More importantly, the start of the later web requests don’t happen until later iterations of the foreach loop, since the ‘await’ means that method is ‘stuck’ waiting for the web request until it can continue.
The ‘fix’ for this (assuming your intent is concurrency/parallelization of the http requests) is to move the boundary such that when the ‘await’ in the method does the ‘return to caller’, there’s actually more work (specifically, queuing more http requests) that the caller can do.
using System; | |
using System.Net.Http; | |
namespace ItsBigItsHeavyItsWood | |
{ | |
class Program | |
{ | |
static void Main() | |
{ | |
var urlsToDownload = new[] | |
{ | |
"http://www.google.com/", | |
"http://www.microsoft.com/", | |
"http://www.apple.com/", | |
}; | |
foreach (var url in urlsToDownload) | |
{ | |
DownloadUrl(url); | |
} | |
Console.ReadLine(); | |
} | |
private static async void DownloadUrl(string url) | |
{ | |
var client = new HttpClient(); | |
Console.WriteLine("Starting to download url {0}", url); | |
var contents = await client.GetByteArrayAsync(url); | |
Console.WriteLine("Downloaded {0} bytes", contents.Length); | |
} | |
} | |
} |
With the method like this, we’re doing the foreach at the caller instead (Main in this case).
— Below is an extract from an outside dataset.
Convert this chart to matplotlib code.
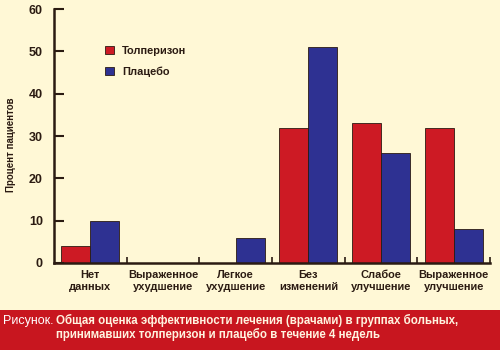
import matplotlib
matplotlib.use("Agg")
import matplotlib.pyplot as plt
from matplotlib.patches import Rectangle
import numpy as np

categories = ["Нет\nданных", "Выраженное\nухудшение", "Легкое\nухудшение",
              "Без\nизменений", "Слабое\nулучшение", "Выраженное\nулучшение"]
tolperisone = [4, 0, 0, 32, 33, 32]
placebo = [10, 0, 6, 51, 26, 8]
series_names = ["Толперизон", "Плацебо"]
yticks = [0, 10, 20, 30, 40, 50, 60]
ylabel = "Процент пациентов"
caption_prefix = "Рисунок."
caption_line1 = "Общая оценка эффективности лечения (врачами) в группах больных,"
caption_line2 = "принимавших толперизон и плацебо в течение 4 недель"

BG = "#FFF8D6"
RED = "#CD1A24"
BLUE = "#2E3192"
DARK = "#2B1B12"
BAND = "#C8161F"
FONT = ["Liberation Sans Narrow", "Liberation Sans", "DejaVu Sans"]

plt.rcParams["font.family"] = FONT

fig = plt.figure(figsize=(5, 3.5), dpi=100, facecolor=BG)
ax = fig.add_axes([0.108, 0.2486, 0.872, 0.7254])
ax.set_facecolor(BG)

x = np.arange(len(categories))
w = 0.4
ax.bar(x - w / 2, tolperisone, w, color=RED, edgecolor=DARK, linewidth=0.6, label=series_names[0])
ax.bar(x + w / 2, placebo, w, color=BLUE, edgecolor=DARK, linewidth=0.6, label=series_names[1])

ax.set_xlim(-0.5, len(categories) - 0.5)
ax.set_ylim(0, 60)
ax.set_yticks(yticks)
ax.set_yticklabels([str(v) for v in yticks], fontsize=9, fontweight="bold", color=DARK)
ax.tick_params(axis="y", direction="in", length=7.5, width=1.5, color=DARK, pad=8)

ax.set_xticks(np.arange(len(categories)) + 0.5)
ax.set_xticklabels([])
ax.tick_params(axis="x", which="major", direction="in", length=4, width=1.2, color=DARK)
ax.set_xticks(x, minor=True)
ax.set_xticklabels(categories, minor=True, fontsize=7.9, fontweight="bold", color=DARK,
                   linespacing=1.3)
ax.tick_params(axis="x", which="minor", length=0, pad=5)

for s in ["top", "right"]:
    ax.spines[s].set_visible(False)
for s in ["left", "bottom"]:
    ax.spines[s].set_linewidth(1.8)
    ax.spines[s].set_color(DARK)

fig.text(0.022, 0.585, ylabel, rotation=90, ha="center", va="center",
         fontsize=7, fontweight="bold", color=DARK)

leg = ax.legend(loc="upper left", bbox_to_anchor=(0.095, 0.895), frameon=False,
                prop={"size": 7.9, "weight": "bold"}, handlelength=0.75, handleheight=0.75,
                handletextpad=0.8, labelspacing=1.0, labelcolor=DARK)

fig.patches.append(Rectangle((0, 0), 1, 40 / 350, transform=fig.transFigure,
                             facecolor=BAND, edgecolor="none", zorder=0))
fig.text(0.006, 0.0743, caption_prefix, ha="left", va="baseline", fontsize=9,
         color="white")
fig.text(0.112, 0.0743, caption_line1, ha="left", va="baseline", fontsize=8.3,
         fontweight="bold", color="#FFF4E0")
fig.text(0.112, 0.0343, caption_line2, ha="left", va="baseline", fontsize=8.3,
         fontweight="bold", color="#FFF4E0")

fig.savefig("out.png", dpi=100, facecolor=BG)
This means that once we hit that ‘await’ keyword and the caller gets to continue, we actually have something meaningful we can do (calling DownloadUrl again and starting another request!)
This simple change in where we do the foreach results in the actual intended concurrency happening, as Fiddler shows us:
The lesson? When making async methods, try to accept parameters that are at the granularity of your intended parallelization. If you want different URL’s to get processed in parallel, then make sure your async method accepts just a url and not a collection of them.
NOTE: Yes, I’m glossing over lots of details and other options, but I’m trying not to complicate an already-too-long post.